With the government set to run out of money Jan. 15, a vast majority of Americans think the nation is probably grinding toward another shutdown, a Harris poll
In the poll released Tuesday, seven in 10 Americans say they think a shutdown is likely, while just one in five thinks the nation will avoid that outcome.
The poll found Republicans were more likely than either Democrats or independents to be pessimistic about the financial future, with 79 percent saying they think a shutdown is likely, compared with 64 percent of Democrats and 67 percent of independents.

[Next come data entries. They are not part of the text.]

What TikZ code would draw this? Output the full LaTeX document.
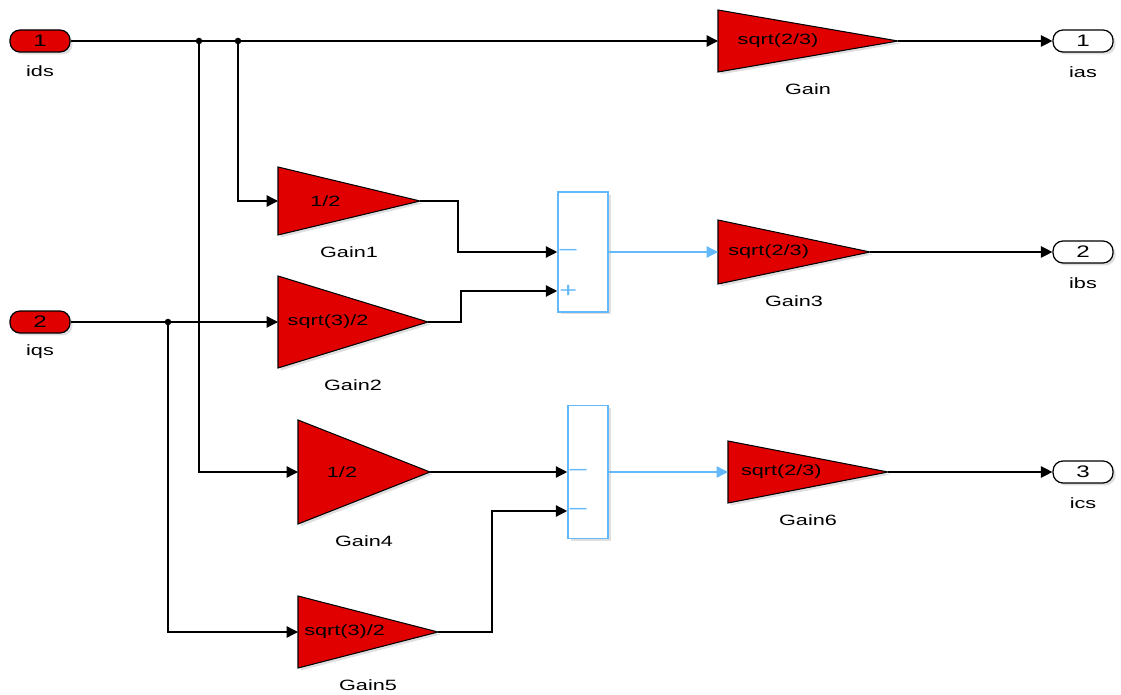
\documentclass[tikz,border=0pt]{standalone}
\usepackage{fontspec}
\setmainfont[FakeStretch=1.45]{Liberation Sans}
\usetikzlibrary{arrows.meta,calc,shadows}

\definecolor{blkred}{RGB}{225,0,0}
\definecolor{sumblue}{RGB}{100,185,250}

\tikzset{
  wire/.style={line width=0.75pt},
  sig/.style={wire,-{Triangle[length=6.5pt,width=6.5pt]}},
  bluesig/.style={line width=0.75pt,draw=sumblue,-{Triangle[length=6.5pt,width=6.5pt]},sumblue},
  gainblk/.style={draw=black,fill=blkred,line width=0.6pt,
    drop shadow={shadow xshift=0.05cm,shadow yshift=-0.05cm,opacity=0.25}},
  port/.style={draw,rounded corners=0.2cm,minimum width=1.2cm,minimum height=0.44cm,
    line width=0.7pt,inner sep=0pt,font=\fontsize{9.5}{10}\selectfont,
    drop shadow={shadow xshift=0.05cm,shadow yshift=-0.05cm,opacity=0.25}},
  inport/.style={port,fill=blkred},
  outport/.style={port,fill=white},
  sumblk/.style={draw=sumblue,fill=white,line width=0.9pt,minimum width=1cm,
    drop shadow={shadow xshift=0.05cm,shadow yshift=-0.05cm,opacity=0.25}},
  lbl/.style={font=\fontsize{8.5}{9}\selectfont,inner sep=0pt},
  sign/.style={font=\fontsize{12}{12}\selectfont,text=sumblue,inner sep=0pt},
  dot/.style={circle,fill,inner sep=0pt,minimum size=0.13cm}
}

% gain block: name, left x, top y, bottom y, tip x, value, caption
\newcommand{\gainblock}[7]{%
  \draw[gainblk] (#2,#3) -- (#5,{(#3+#4)/2}) -- (#2,#4) -- cycle;
  \coordinate (#1-in) at (#2,{(#3+#4)/2});
  \coordinate (#1-out) at (#5,{(#3+#4)/2});
  \node[lbl] (#1) at ({#2+(#5-#2)/3},{(#3+#4)/2}) {#6};
  \node[lbl] (#1-cap) at ({(#2+#5)/2},{#4+17}) {#7};
}

\begin{document}
\begin{tikzpicture}[x=0.02cm,y=-0.02cm]
\useasboundingbox (0,0) rectangle (1121,695);

% Inports
\node[inport] (ids) at (40,41) {1};
\node[lbl] (ids-lbl) at (40,71) {ids};
\node[inport] (iqs) at (40,322) {2};
\node[lbl] (iqs-lbl) at (40,352) {iqs};

% Outports
\node[outport] (ias) at (1083,41) {1};
\node[lbl] (ias-lbl) at (1083,72) {ias};
\node[outport] (ibs) at (1083,252) {2};
\node[lbl] (ibs-lbl) at (1083,283) {ibs};
\node[outport] (ics) at (1083,472) {3};
\node[lbl] (ics-lbl) at (1083,503) {ics};

% Gains
\gainblock{g}{718}{10}{72}{898}{sqrt(2/3)}{Gain}
\gainblock{g1}{278}{167}{235}{420}{1/2}{Gain1}
\gainblock{g2}{278}{276}{368}{428}{sqrt(3)/2}{Gain2}
\gainblock{g3}{718}{220}{284}{870}{sqrt(2/3)}{Gain3}
\gainblock{g4}{298}{420}{524}{430}{1/2}{Gain4}
\gainblock{g5}{298}{596}{668}{438}{sqrt(3)/2}{Gain5}
\gainblock{g6}{728}{441}{503}{888}{sqrt(2/3)}{Gain6}

% Sums
\node[sumblk,minimum height=2.4cm] (s1) at (583,252) {};
\coordinate (s1-in1) at (s1.west);
\coordinate (s1-in2) at ($(s1.west)+(0,39)$);
\node[sign] at ($(s1-in1)+(11,0)$) {–};
\node[sign] at ($(s1-in2)+(11,0)$) {+};

\node[sumblk,minimum width=0.8cm,minimum height=2.66cm] (s2) at (588,472) {};
\coordinate (s2-in1) at (s2.west);
\coordinate (s2-in2) at ($(s2.west)+(0,39)$);
\node[sign] at ($(s2-in1)+(11,0)$) {–};
\node[sign] at ($(s2-in2)+(11,0)$) {–};

% Branch points
\coordinate (j1) at (199,41);
\coordinate (j2) at (238,41);
\coordinate (j3) at (168,322);
\node[dot] at (j1) {};
\node[dot] at (j2) {};
\node[dot] at (j3) {};

% Wires
\draw[sig] (ids.east) -- (g-in);
\draw[sig] (j2) |- (g1-in);
\draw[sig] (j1) |- (g4-in);
\draw[sig] (iqs.east) -- (g2-in);
\draw[sig] (j3) |- (g5-in);

\draw[sig] (g1-out) -- ++(38,0) |- (s1-in1);
\draw[sig] (g2-out) -- ++(33,0) |- (s1-in2);
\draw[sig] (g4-out) -- (s2-in1);
\draw[sig] (g5-out) -- ++(54,0) |- (s2-in2);

\draw[bluesig] (s1.east) -- (g3-in);
\draw[bluesig] (s2.east |- s2-in1) -- (g6-in);

\draw[sig] (g-out) -- (ias.west);
\draw[sig] (g3-out) -- (ibs.west);
\draw[sig] (g6-out) -- (ics.west);

\end{tikzpicture}
\end{document}
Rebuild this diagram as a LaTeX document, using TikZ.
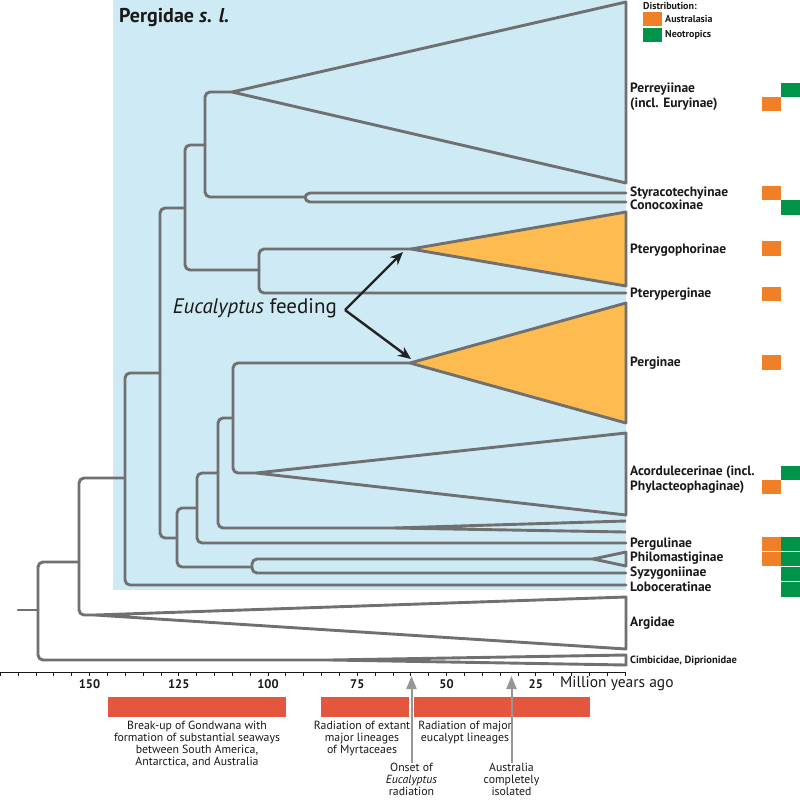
\documentclass[tikz,border=0pt]{standalone}
\usepackage{fontspec}
\setmainfont{PT Sans}
\usetikzlibrary{arrows.meta}
\definecolor{bgblue}{RGB}{206,234,245}
\definecolor{treegray}{RGB}{112,112,112}
\definecolor{triorange}{RGB}{253,187,80}
\definecolor{distorange}{RGB}{240,128,40}
\definecolor{distgreen}{RGB}{0,148,72}
\definecolor{barred}{RGB}{228,86,62}
\definecolor{arrowdark}{RGB}{35,35,35}
\definecolor{arrowgray}{RGB}{150,150,150}
\definecolor{txt}{RGB}{25,25,25}
\begin{document}
\begin{tikzpicture}[x=1pt,y=-1pt,
  tree/.style={draw=treegray,line width=2.9pt,rounded corners=5pt,line join=round,line cap=round},
  clade/.style={draw=treegray,line width=2.9pt,line join=round},
  lab/.style={anchor=west,inner sep=0pt,text=txt,font=\fontsize{13.5}{15}\selectfont\bfseries},
  ticklab/.style={anchor=center,inner sep=0pt,text=txt,font=\fontsize{12.5}{14}\selectfont\bfseries},
  note/.style={anchor=north,inner sep=0pt,align=center,text=txt,font=\fontsize{11.8}{12}\selectfont},
  orsq/.style={fill=distorange},
  grsq/.style={fill=distgreen},
  feed/.style={draw=arrowdark,line width=2.4pt,-{Stealth[length=13pt,width=11pt]}},
  garrow/.style={draw=arrowgray,line width=2pt,-{Triangle[length=13pt,width=10pt]}}
]
\useasboundingbox (0,0) rectangle (800,800);
\fill[white] (0,0) rectangle (800,800);
% blue background of Pergidae
\fill[bgblue] (113,0) rectangle (626,590);
\node[anchor=west,inner sep=0pt,text=txt,font=\fontsize{20}{24}\selectfont\bfseries] (title) at (119,18) {Pergidae \textit{s. l.}};

% coordinates of clade apices
\coordinate (aPerr) at (232,92);
\coordinate (aStyr) at (305,197);
\coordinate (aPtg) at (411,249);
\coordinate (aPerg) at (410,363);
\coordinate (aAcor) at (256,473);
\coordinate (aPhyl) at (393,528);
\coordinate (aPhil) at (593,559);
\coordinate (aArg) at (95,615);
\coordinate (aCimb) at (330,660);

% clades (triangles)
\filldraw[clade,fill=bgblue] (626,2) -- (aPerr) -- (626,183) -- cycle;
\filldraw[clade,fill=triorange] (626,212) -- (aPtg) -- (626,286) -- cycle;
\filldraw[clade,fill=triorange] (626,303) -- (aPerg) -- (626,423) -- cycle;
\filldraw[clade,fill=bgblue] (626,433) -- (aAcor) -- (626,515) -- cycle;
\draw[clade] (626,521) -- (aPhyl) -- (626,532);
\draw[clade] (626,552) -- (aPhil) -- (626,566) -- cycle;
\draw[clade] (626,597) -- (aArg) -- (626,649) -- cycle;
\draw[clade] (626,655) -- (aCimb) -- (626,665) -- cycle;

% tree branches
\draw[tree] (626,193) -- (305,193) -- (305,202) -- (626,202);
\draw[tree] (aPerr) -- (205,92) -- (205,197) -- (aStyr);
\draw[tree] (205,145) -- (185,145) -- (185,270) -- (259,270);
\draw[tree] (aPtg) -- (259,249) -- (259,293) -- (626,293);
\draw[tree] (185,208) -- (160,208) -- (160,538) -- (177,538);
\draw[tree] (aPerg) -- (233,363) -- (233,473) -- (aAcor);
\draw[tree] (233,418) -- (218,418) -- (218,528) -- (aPhyl);
\draw[tree] (218,473) -- (197,473) -- (197,543) -- (626,543);
\draw[tree] (197,508) -- (177,508) -- (177,567) -- (252,567);
\draw[tree] (aPhil) -- (252,559) -- (252,573) -- (626,573);
\draw[tree] (160,373) -- (125,373) -- (125,585) -- (626,585);
\draw[tree] (125,478) -- (79,478) -- (79,615) -- (aArg);
\draw[tree] (79,562) -- (38,562) -- (38,660) -- (aCimb);
\draw[tree] (18,610) -- (38,610);

% Eucalyptus feeding
\node[anchor=east,inner sep=0pt,text=txt,font=\fontsize{21}{24}\selectfont] (feedtxt) at (337,308) {\textit{Eucalyptus} feeding};
\coordinate (fork) at (345,310);
\coordinate (tipA) at (403,252);
\coordinate (tipB) at (411,359);
\draw[feed] (fork) -- (tipA);
\draw[feed] (fork) -- (tipB);

% clade labels
\node[lab] (lPerr) at (630,97) [align=left] {Perreyiinae\\(incl. Euryinae)};
\node[lab] (lStyr) at (630,193) {Styracotechyinae};
\node[lab] (lCono) at (630,205) {Conocoxinae};
\node[lab] (lPtg) at (630,250) {Pterygophorinae};
\node[lab] (lPtp) at (630,294) {Pteryperginae};
\node[lab] (lPerg) at (630,363) {Perginae};
\node[lab] (lAcor) at (630,480) [align=left] {Acordulecerinae (incl.\\Phylacteophaginae)};
\node[lab] (lPgl) at (630,544) {Pergulinae};
\node[lab] (lPhil) at (630,558) {Philomastiginae};
\node[lab] (lSyz) at (630,573) {Syzygoniinae};
\node[lab] (lLob) at (630,587) {Loboceratinae};
\node[lab] (lArg) at (630,623) {Argidae};
\node[lab,font=\fontsize{10.5}{12}\selectfont\bfseries] (lCimb) at (630,661) {Cimbicidae, Diprionidae};

% legend
\node[anchor=west,inner sep=0pt,text=txt,font=\fontsize{10}{11}\selectfont\bfseries] (legt) at (643,6) {Distribution:};
\fill[orsq] (643,12) rectangle (662,26);
\fill[grsq] (643,28) rectangle (662,42);
\node[anchor=west,inner sep=0pt,text=txt,font=\fontsize{10}{11}\selectfont\bfseries] (lega) at (665,19) {Australasia};
\node[anchor=west,inner sep=0pt,text=txt,font=\fontsize{10}{11}\selectfont\bfseries] (legn) at (665,35) {Neotropics};

% distribution squares
\fill[grsq] (781,83) rectangle (800,97);
\fill[orsq] (762,97) rectangle (781,111);
\fill[orsq] (762,186) rectangle (781,200);
\fill[grsq] (781,200) rectangle (800,215);
\fill[orsq] (762,241) rectangle (781,256);
\fill[orsq] (762,287) rectangle (781,301);
\fill[orsq] (762,355) rectangle (781,370);
\fill[grsq] (781,466) rectangle (800,480);
\fill[orsq] (762,480) rectangle (781,494);
\fill[orsq] (762,537) rectangle (781,551);
\fill[grsq] (781,537) rectangle (800,551);
\fill[orsq] (762,552) rectangle (781,566);
\fill[grsq] (781,552) rectangle (800,566);
\fill[grsq] (781,567) rectangle (800,581);
\fill[grsq] (781,582) rectangle (800,597);

% time axis
\draw[line width=1pt,draw=txt] (0,672) -- (626,672);
\foreach \t in {0,5,...,175} {
  \draw[line width=0.8pt,draw=txt] ({625-3.57*\t},672) -- ({625-3.57*\t},676);
}
\foreach \t in {150,125,100,75,50,25} {
  \node[ticklab] at ({625-3.57*\t},684) {\t};
}
\node[anchor=west,inner sep=0pt,text=txt,font=\fontsize{15.5}{17}\selectfont] (mya) at (560,684) {Million years ago};

% event bars
\fill[barred] (108,697) rectangle (286,717);
\fill[barred] (321,697) rectangle (409,717);
\fill[barred] (414,697) rectangle (590,717);

\node[note] (n1) at (197,721) {Break-up of Gondwana with\\formation of substantial seaways\\between South America,\\Antarctica, and Australia};
\node[note] (n2) at (362,721) {Radiation of extant\\major lineages\\of Myrtaceaes};
\node[note] (n3) at (465,721) {Radiation of major\\eucalypt lineages};
\node[note] (n4) at (411.5,763) {Onset of\\\textit{Eucalyptus}\\radiation};
\node[note] (n5) at (511.5,763) {Australia\\completely\\isolated};

\coordinate (t1) at (411.5,676);
\coordinate (t2) at (511.5,676);
\draw[garrow] (n4.north) -- (t1);
\draw[garrow] (n5.north) -- (t2);
\end{tikzpicture}
\end{document}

Americans are also concerned about raising the federal debt ceiling, which will again be reached Feb. 7 — with 50 percent of those polled saying they don't think it should be raised anymore, 26 percent saying the borrowing limit should be lifted, and 24 percent unsure, the poll found.
But on the debt ceiling, the partisan difference is striking.
"There is a huge partisan difference here," Regina Corso, senior vice president at Harris, told the Washington Times
, noting that 72 percent of Republicans think the debt ceiling should not be raised, compared to 32 percent of Democrats.
"While another government shutdown appears likely to Americans, defaulting does not," she said. "Almost half of Americans — 46 percent — say it's not likely the government will default and not raise the debt ceiling, while one-third say it is likely the United States will default. Nineteen percent are not sure."
The partial government shutdown lasted a grueling 16 days, ending Oct. 17. Standard and Poor's
estimated it took $24 billion out of the economy, and it sent the public's opinion of Congress into another dive.
The gloom-and-doom pessimism could put a crimp in holiday spending, the poll noted.
Just over half of U.S. adults — 53 percent — say they'll shell out less on holiday presents because of the uncertainty, and 45 percent say they'll be less likely to do any year-end charitable giving because of the potential government shutdown.
The survey was conducted Nov. 13-18. Because the sample is based on those who agreed to participate, no estimates of theoretical sampling error can be calculated, Harris said.